Moreover, every person has the right to terminate a consensual encounter with a law enforcement officer and to resist an unlawful arrest by using the force reasonably necessary to prevent it from occurring. Roberts v. Swain, 126 N.C. App. 712 (1997). A person likewise may resist an officer’s unlawful entry into a person’s home. State v. Sparrow, 276 N.C. 499, 512 (1970).
Gray areas. Not surprisingly, suspects and officers don’t always agree about whether an arrest or other investigative conduct by an officer–and the ensuing resistance to that activity–is lawful. For instance, was it lawful for Detective Kehagias to lean into Livingston’s door frame and put his foot on the threshold? Case law on that issue is mixed. Compare Dalcour v. City of Lakewood, 492 F. App’x 924, 934 (10th Cir. 2012) (unpublished) (“[B]ased on the extensive Supreme Court . . . precedent emphasizing the significance of any physical intrusion into a home, a reasonable officer should have known that placing a foot into the doorway amount to an entry of the home for Fourth Amendment purposes.”) with Smith v.
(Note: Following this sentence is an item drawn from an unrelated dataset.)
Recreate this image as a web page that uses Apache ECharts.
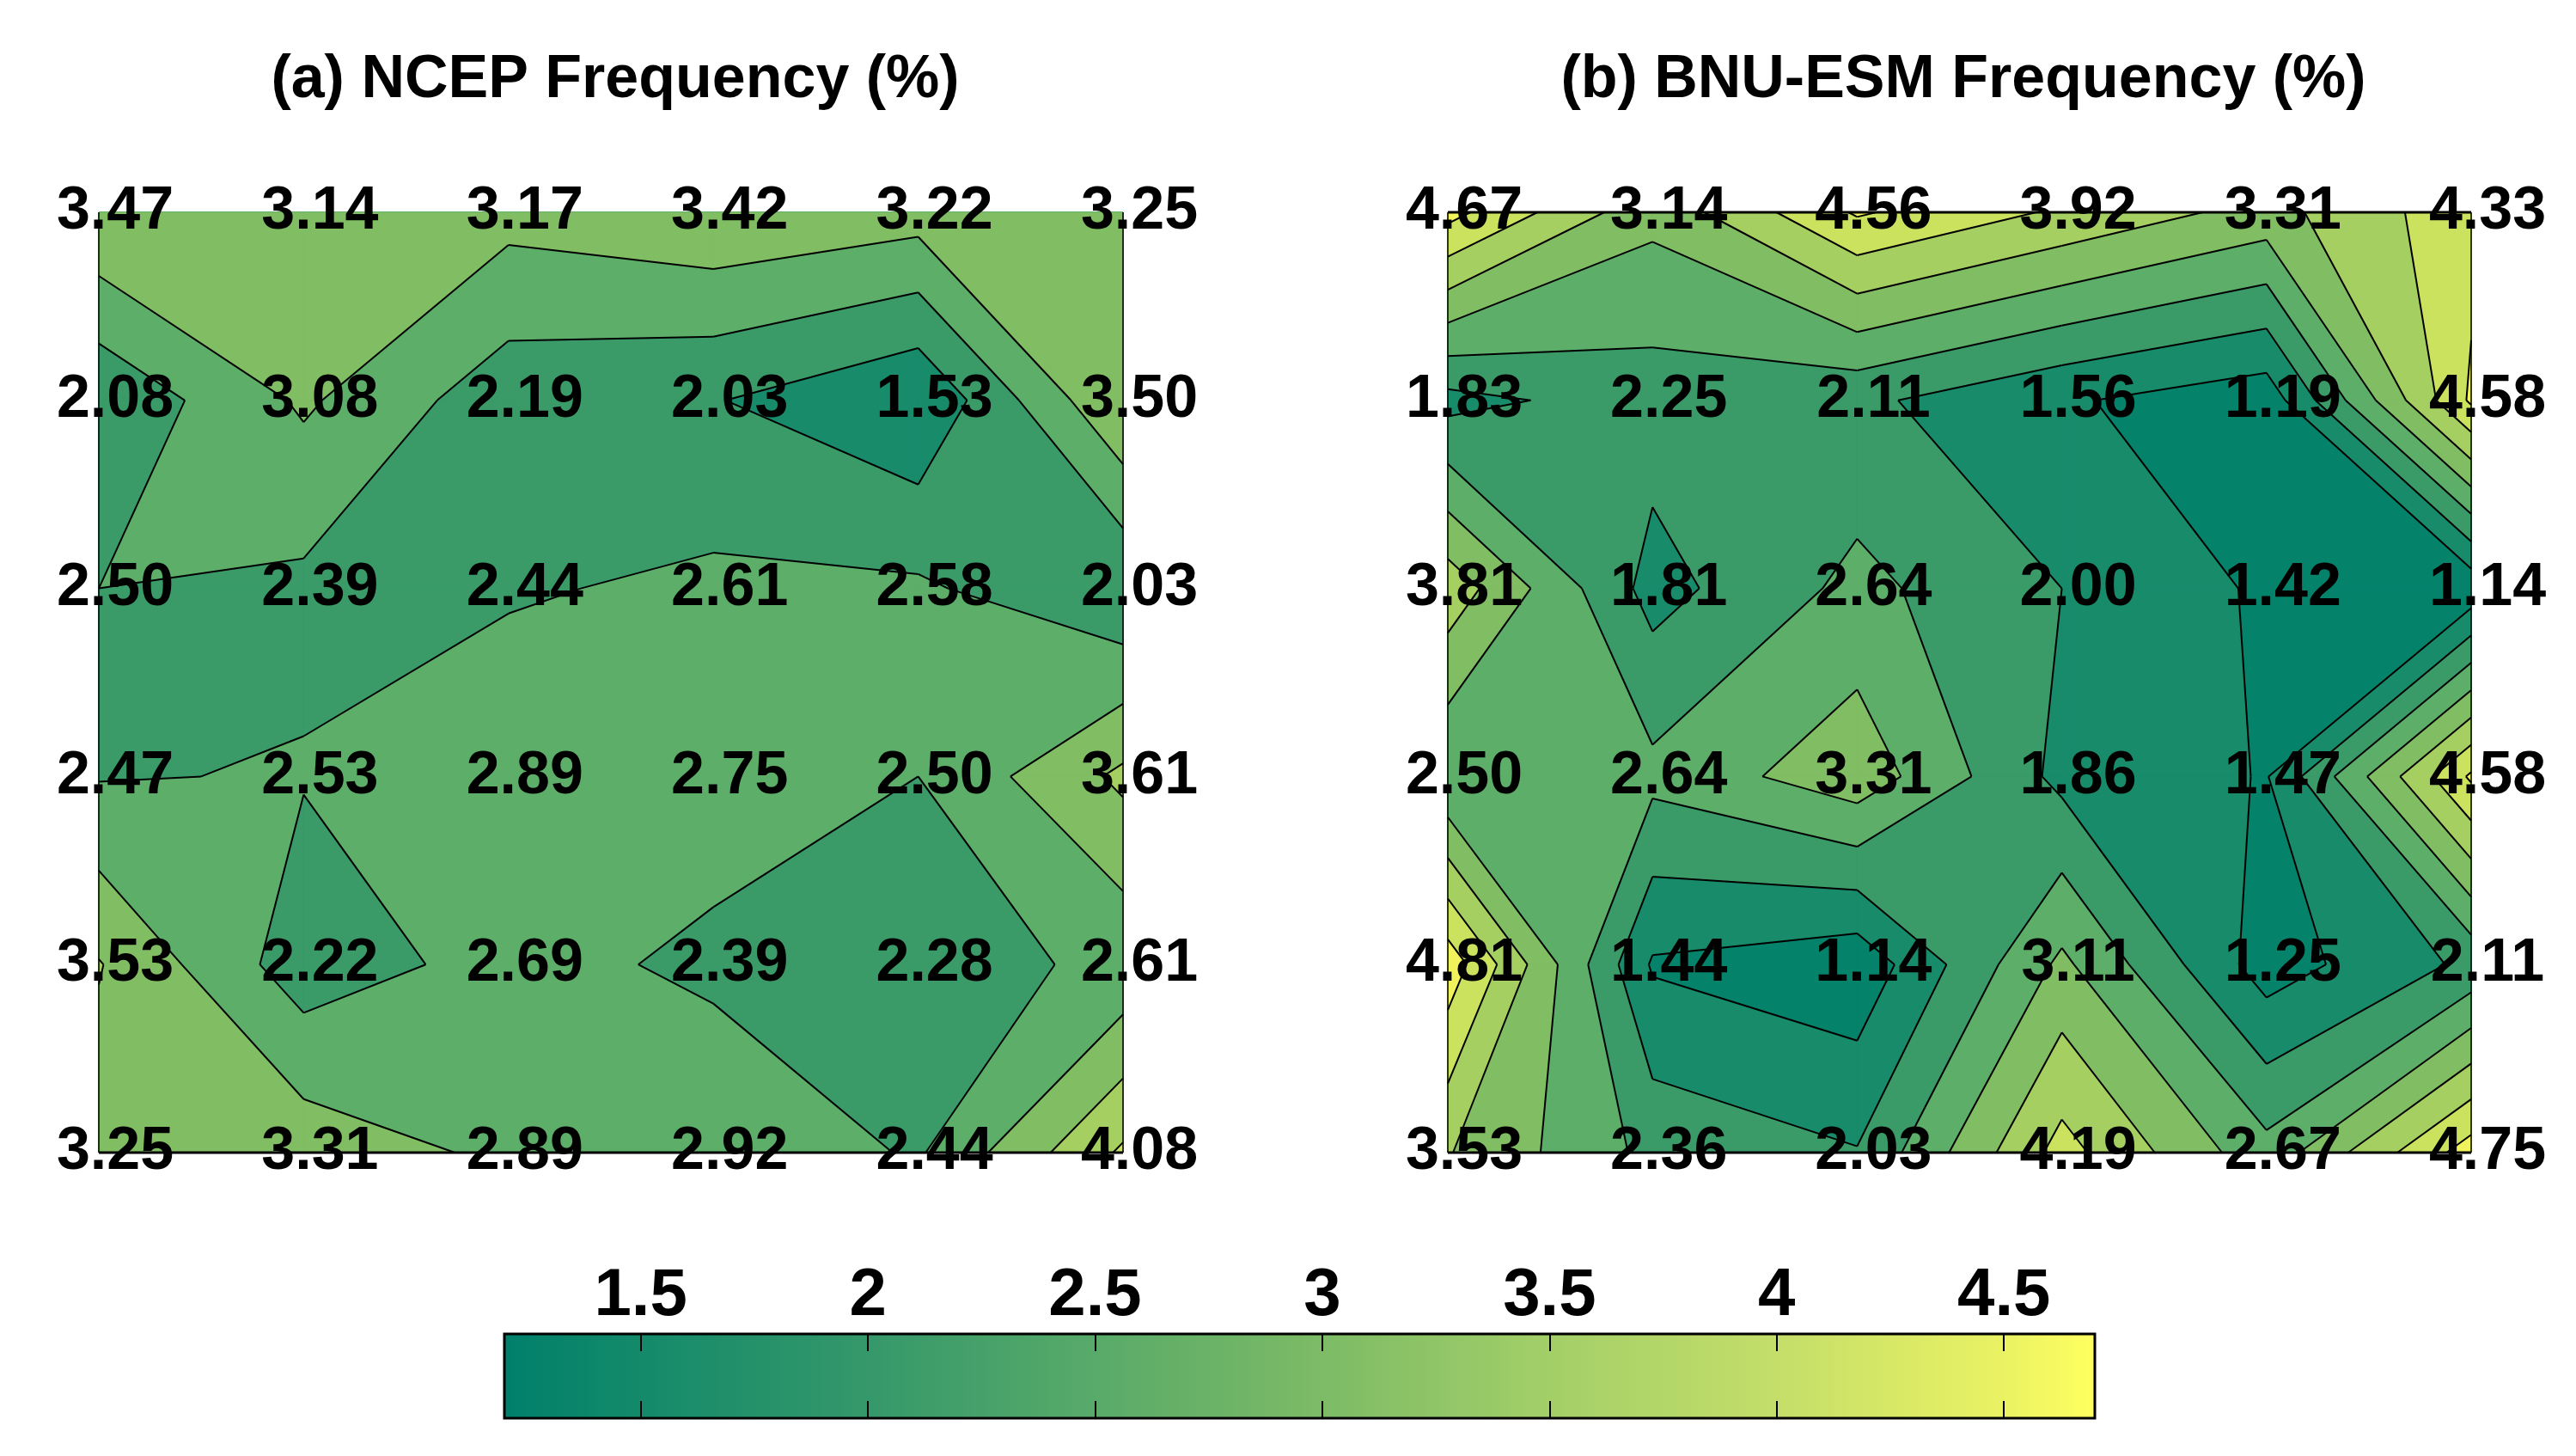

City of Wyoming, __ F.3d __, 2016 WL 1533998 (6th Cir. 2016) (officer’s placing of his foot in the door during a knock and talk to briefly prevent the door from closing followed by his removal of the foot and the closing of the door did not violate clearly established law). It is clear, however, that a person is free to avoid altogether or to terminate at will a voluntary doorway encounter. Kentucky v. King, 563 U.S. 452, 470 (2011). Thus, it is difficult to conceive of how a person’s attempt to close the door of his or her residence in order to end the encounter could be construed as violating G.S. 14-223. Whether slamming the door in a manner that hit the officer constitutes an assault is less clear. Cf. Rodeman v. Foster, 767 F. Supp. 2d 1176, 1183 (D. Colo. 2011) (concluding that slamming the door on an officer after he crossed the threshold could not justify officer’s warrantless entry).
In Caldwell’s case, if he pushed Kehagias when he arrived, such behavior certainly could be deemed willful resistance to lawful investigation by a public officer. Caldwell’s reported request that a dash camera be activated and his questions about the officers’ names and veteran status, on the other hand, are the type of “peaceable and orderly” information-seeking that is not prohibited by G.S. 14-223. Singletary, 73 N.C. App. at 615.
Best practices. A former district attorney quoted in the Deadly Force news series, Branny Vickory, indicated that good, experienced officers will charge violations of G.S. 14-223 and assault on a government employee less frequently than other officers.
Statewide, there were nearly 25,000 charges of resisting a public officer in 2015. What’s the practice in your district? Are resisting public officer charges levied sparingly or liberally? Do you view them as a barometer for a law enforcement officer’s performance?